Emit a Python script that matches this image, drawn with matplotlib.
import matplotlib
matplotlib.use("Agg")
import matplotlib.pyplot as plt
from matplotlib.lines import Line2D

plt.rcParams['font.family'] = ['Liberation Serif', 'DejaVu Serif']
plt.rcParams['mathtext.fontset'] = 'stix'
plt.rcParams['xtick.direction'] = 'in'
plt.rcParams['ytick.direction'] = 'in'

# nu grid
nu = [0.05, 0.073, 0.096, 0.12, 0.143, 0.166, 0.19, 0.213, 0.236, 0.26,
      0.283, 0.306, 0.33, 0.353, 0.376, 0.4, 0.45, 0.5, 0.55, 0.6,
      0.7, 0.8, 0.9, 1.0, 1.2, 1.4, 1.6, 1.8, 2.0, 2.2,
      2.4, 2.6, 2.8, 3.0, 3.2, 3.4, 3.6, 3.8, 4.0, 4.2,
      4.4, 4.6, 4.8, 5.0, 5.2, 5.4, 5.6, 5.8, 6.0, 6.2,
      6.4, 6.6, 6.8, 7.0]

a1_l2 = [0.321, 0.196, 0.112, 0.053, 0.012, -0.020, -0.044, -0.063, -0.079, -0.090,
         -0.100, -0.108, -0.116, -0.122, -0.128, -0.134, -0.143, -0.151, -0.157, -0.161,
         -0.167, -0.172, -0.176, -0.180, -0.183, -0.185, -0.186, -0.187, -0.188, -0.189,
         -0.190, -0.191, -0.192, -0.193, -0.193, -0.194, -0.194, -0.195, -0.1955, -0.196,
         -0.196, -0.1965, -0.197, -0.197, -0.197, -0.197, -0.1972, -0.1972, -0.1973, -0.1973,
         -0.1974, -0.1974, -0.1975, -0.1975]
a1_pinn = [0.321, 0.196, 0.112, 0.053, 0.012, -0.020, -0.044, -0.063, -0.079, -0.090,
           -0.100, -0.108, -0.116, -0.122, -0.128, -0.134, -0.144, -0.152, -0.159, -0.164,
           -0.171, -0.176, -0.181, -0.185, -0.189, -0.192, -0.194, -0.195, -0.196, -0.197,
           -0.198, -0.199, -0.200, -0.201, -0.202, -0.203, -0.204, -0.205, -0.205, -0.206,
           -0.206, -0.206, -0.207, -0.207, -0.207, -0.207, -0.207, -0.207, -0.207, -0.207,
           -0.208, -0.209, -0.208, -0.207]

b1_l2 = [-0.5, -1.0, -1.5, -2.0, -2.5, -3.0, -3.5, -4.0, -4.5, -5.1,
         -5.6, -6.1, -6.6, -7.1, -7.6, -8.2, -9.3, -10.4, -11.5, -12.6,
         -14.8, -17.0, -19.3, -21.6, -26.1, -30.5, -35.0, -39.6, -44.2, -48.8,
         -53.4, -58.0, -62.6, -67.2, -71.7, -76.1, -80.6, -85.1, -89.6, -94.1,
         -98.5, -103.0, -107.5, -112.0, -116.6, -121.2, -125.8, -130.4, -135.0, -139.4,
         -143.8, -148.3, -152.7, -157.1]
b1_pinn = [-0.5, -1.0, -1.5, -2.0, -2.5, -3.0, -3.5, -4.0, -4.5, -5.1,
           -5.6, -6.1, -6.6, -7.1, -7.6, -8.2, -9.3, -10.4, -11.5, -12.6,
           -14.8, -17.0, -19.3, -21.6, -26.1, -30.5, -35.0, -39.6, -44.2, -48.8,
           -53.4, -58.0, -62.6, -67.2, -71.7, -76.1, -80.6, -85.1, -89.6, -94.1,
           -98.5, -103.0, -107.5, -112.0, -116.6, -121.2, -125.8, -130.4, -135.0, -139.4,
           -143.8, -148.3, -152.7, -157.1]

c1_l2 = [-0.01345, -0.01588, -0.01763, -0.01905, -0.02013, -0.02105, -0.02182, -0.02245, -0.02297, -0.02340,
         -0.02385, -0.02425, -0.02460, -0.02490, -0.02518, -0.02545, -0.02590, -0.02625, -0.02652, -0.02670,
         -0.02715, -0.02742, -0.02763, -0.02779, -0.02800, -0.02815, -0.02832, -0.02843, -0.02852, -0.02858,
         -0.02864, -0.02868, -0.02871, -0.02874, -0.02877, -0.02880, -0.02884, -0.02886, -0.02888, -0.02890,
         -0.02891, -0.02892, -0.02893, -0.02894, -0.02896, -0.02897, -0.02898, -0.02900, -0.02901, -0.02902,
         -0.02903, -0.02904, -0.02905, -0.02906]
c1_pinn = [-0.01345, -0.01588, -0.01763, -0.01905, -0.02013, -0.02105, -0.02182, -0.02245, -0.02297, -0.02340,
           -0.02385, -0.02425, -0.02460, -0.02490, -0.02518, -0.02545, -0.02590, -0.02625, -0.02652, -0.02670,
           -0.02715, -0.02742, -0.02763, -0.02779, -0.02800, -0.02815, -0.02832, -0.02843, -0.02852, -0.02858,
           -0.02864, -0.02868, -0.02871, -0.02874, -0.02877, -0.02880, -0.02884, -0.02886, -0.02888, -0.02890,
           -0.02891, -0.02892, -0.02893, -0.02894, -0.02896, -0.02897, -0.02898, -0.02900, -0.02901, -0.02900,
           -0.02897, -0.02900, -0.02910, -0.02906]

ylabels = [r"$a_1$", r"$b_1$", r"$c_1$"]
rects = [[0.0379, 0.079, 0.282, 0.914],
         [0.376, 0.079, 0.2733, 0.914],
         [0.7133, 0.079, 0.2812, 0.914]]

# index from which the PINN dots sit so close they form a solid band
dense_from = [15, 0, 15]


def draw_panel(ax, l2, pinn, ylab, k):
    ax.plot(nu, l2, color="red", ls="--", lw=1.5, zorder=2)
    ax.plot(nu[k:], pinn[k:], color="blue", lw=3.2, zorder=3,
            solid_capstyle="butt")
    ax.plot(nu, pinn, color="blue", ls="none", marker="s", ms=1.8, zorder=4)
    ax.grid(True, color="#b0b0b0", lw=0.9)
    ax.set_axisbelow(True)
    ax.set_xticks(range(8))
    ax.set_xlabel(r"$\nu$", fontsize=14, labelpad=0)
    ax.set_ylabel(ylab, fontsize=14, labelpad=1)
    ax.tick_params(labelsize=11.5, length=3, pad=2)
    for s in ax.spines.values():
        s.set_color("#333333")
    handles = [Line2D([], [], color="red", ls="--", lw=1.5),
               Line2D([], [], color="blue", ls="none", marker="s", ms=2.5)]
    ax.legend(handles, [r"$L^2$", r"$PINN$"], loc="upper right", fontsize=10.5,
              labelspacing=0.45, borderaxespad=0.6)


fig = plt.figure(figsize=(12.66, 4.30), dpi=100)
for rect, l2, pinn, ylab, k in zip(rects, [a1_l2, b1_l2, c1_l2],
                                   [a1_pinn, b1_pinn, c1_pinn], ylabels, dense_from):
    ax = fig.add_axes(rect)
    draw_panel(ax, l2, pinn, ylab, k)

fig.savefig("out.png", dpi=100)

• [WHAT THE EXERCISE ASKS] Reproduce each line of the material above precisely.

• [TASK RESPONSE]
Emit a Python script that matches this image, drawn with matplotlib.
import matplotlib
matplotlib.use("Agg")
import matplotlib.pyplot as plt
from matplotlib.lines import Line2D

plt.rcParams['font.family'] = ['Liberation Serif', 'DejaVu Serif']
plt.rcParams['mathtext.fontset'] = 'stix'
plt.rcParams['xtick.direction'] = 'in'
plt.rcParams['ytick.direction'] = 'in'

# nu grid
nu = [0.05, 0.073, 0.096, 0.12, 0.143, 0.166, 0.19, 0.213, 0.236, 0.26,
      0.283, 0.306, 0.33, 0.353, 0.376, 0.4, 0.45, 0.5, 0.55, 0.6,
      0.7, 0.8, 0.9, 1.0, 1.2, 1.4, 1.6, 1.8, 2.0, 2.2,
      2.4, 2.6, 2.8, 3.0, 3.2, 3.4, 3.6, 3.8, 4.0, 4.2,
      4.4, 4.6, 4.8, 5.0, 5.2, 5.4, 5.6, 5.8, 6.0, 6.2,
      6.4, 6.6, 6.8, 7.0]

a1_l2 = [0.321, 0.196, 0.112, 0.053, 0.012, -0.020, -0.044, -0.063, -0.079, -0.090,
         -0.100, -0.108, -0.116, -0.122, -0.128, -0.134, -0.143, -0.151, -0.157, -0.161,
         -0.167, -0.172, -0.176, -0.180, -0.183, -0.185, -0.186, -0.187, -0.188, -0.189,
         -0.190, -0.191, -0.192, -0.193, -0.193, -0.194, -0.194, -0.195, -0.1955, -0.196,
         -0.196, -0.1965, -0.197, -0.197, -0.197, -0.197, -0.1972, -0.1972, -0.1973, -0.1973,
         -0.1974, -0.1974, -0.1975, -0.1975]
a1_pinn = [0.321, 0.196, 0.112, 0.053, 0.012, -0.020, -0.044, -0.063, -0.079, -0.090,
           -0.100, -0.108, -0.116, -0.122, -0.128, -0.134, -0.144, -0.152, -0.159, -0.164,
           -0.171, -0.176, -0.181, -0.185, -0.189, -0.192, -0.194, -0.195, -0.196, -0.197,
           -0.198, -0.199, -0.200, -0.201, -0.202, -0.203, -0.204, -0.205, -0.205, -0.206,
           -0.206, -0.206, -0.207, -0.207, -0.207, -0.207, -0.207, -0.207, -0.207, -0.207,
           -0.208, -0.209, -0.208, -0.207]

b1_l2 = [-0.5, -1.0, -1.5, -2.0, -2.5, -3.0, -3.5, -4.0, -4.5, -5.1,
         -5.6, -6.1, -6.6, -7.1, -7.6, -8.2, -9.3, -10.4, -11.5, -12.6,
         -14.8, -17.0, -19.3, -21.6, -26.1, -30.5, -35.0, -39.6, -44.2, -48.8,
         -53.4, -58.0, -62.6, -67.2, -71.7, -76.1, -80.6, -85.1, -89.6, -94.1,
         -98.5, -103.0, -107.5, -112.0, -116.6, -121.2, -125.8, -130.4, -135.0, -139.4,
         -143.8, -148.3, -152.7, -157.1]
b1_pinn = [-0.5, -1.0, -1.5, -2.0, -2.5, -3.0, -3.5, -4.0, -4.5, -5.1,
           -5.6, -6.1, -6.6, -7.1, -7.6, -8.2, -9.3, -10.4, -11.5, -12.6,
           -14.8, -17.0, -19.3, -21.6, -26.1, -30.5, -35.0, -39.6, -44.2, -48.8,
           -53.4, -58.0, -62.6, -67.2, -71.7, -76.1, -80.6, -85.1, -89.6, -94.1,
           -98.5, -103.0, -107.5, -112.0, -116.6, -121.2, -125.8, -130.4, -135.0, -139.4,
           -143.8, -148.3, -152.7, -157.1]

c1_l2 = [-0.01345, -0.01588, -0.01763, -0.01905, -0.02013, -0.02105, -0.02182, -0.02245, -0.02297, -0.02340,
         -0.02385, -0.02425, -0.02460, -0.02490, -0.02518, -0.02545, -0.02590, -0.02625, -0.02652, -0.02670,
         -0.02715, -0.02742, -0.02763, -0.02779, -0.02800, -0.02815, -0.02832, -0.02843, -0.02852, -0.02858,
         -0.02864, -0.02868, -0.02871, -0.02874, -0.02877, -0.02880, -0.02884, -0.02886, -0.02888, -0.02890,
         -0.02891, -0.02892, -0.02893, -0.02894, -0.02896, -0.02897, -0.02898, -0.02900, -0.02901, -0.02902,
         -0.02903, -0.02904, -0.02905, -0.02906]
c1_pinn = [-0.01345, -0.01588, -0.01763, -0.01905, -0.02013, -0.02105, -0.02182, -0.02245, -0.02297, -0.02340,
           -0.02385, -0.02425, -0.02460, -0.02490, -0.02518, -0.02545, -0.02590, -0.02625, -0.02652, -0.02670,
           -0.02715, -0.02742, -0.02763, -0.02779, -0.02800, -0.02815, -0.02832, -0.02843, -0.02852, -0.02858,
           -0.02864, -0.02868, -0.02871, -0.02874, -0.02877, -0.02880, -0.02884, -0.02886, -0.02888, -0.02890,
           -0.02891, -0.02892, -0.02893, -0.02894, -0.02896, -0.02897, -0.02898, -0.02900, -0.02901, -0.02900,
           -0.02897, -0.02900, -0.02910, -0.02906]

ylabels = [r"$a_1$", r"$b_1$", r"$c_1$"]
rects = [[0.0379, 0.079, 0.282, 0.914],
         [0.376, 0.079, 0.2733, 0.914],
         [0.7133, 0.079, 0.2812, 0.914]]

# index from which the PINN dots sit so close they form a solid band
dense_from = [15, 0, 15]


def draw_panel(ax, l2, pinn, ylab, k):
    ax.plot(nu, l2, color="red", ls="--", lw=1.5, zorder=2)
    ax.plot(nu[k:], pinn[k:], color="blue", lw=3.2, zorder=3,
            solid_capstyle="butt")
    ax.plot(nu, pinn, color="blue", ls="none", marker="s", ms=1.8, zorder=4)
    ax.grid(True, color="#b0b0b0", lw=0.9)
    ax.set_axisbelow(True)
    ax.set_xticks(range(8))
    ax.set_xlabel(r"$\nu$", fontsize=14, labelpad=0)
    ax.set_ylabel(ylab, fontsize=14, labelpad=1)
    ax.tick_params(labelsize=11.5, length=3, pad=2)
    for s in ax.spines.values():
        s.set_color("#333333")
    handles = [Line2D([], [], color="red", ls="--", lw=1.5),
               Line2D([], [], color="blue", ls="none", marker="s", ms=2.5)]
    ax.legend(handles, [r"$L^2$", r"$PINN$"], loc="upper right", fontsize=10.5,
              labelspacing=0.45, borderaxespad=0.6)


fig = plt.figure(figsize=(12.66, 4.30), dpi=100)
for rect, l2, pinn, ylab, k in zip(rects, [a1_l2, b1_l2, c1_l2],
                                   [a1_pinn, b1_pinn, c1_pinn], ylabels, dense_from):
    ax = fig.add_axes(rect)
    draw_panel(ax, l2, pinn, ylab, k)

fig.savefig("out.png", dpi=100)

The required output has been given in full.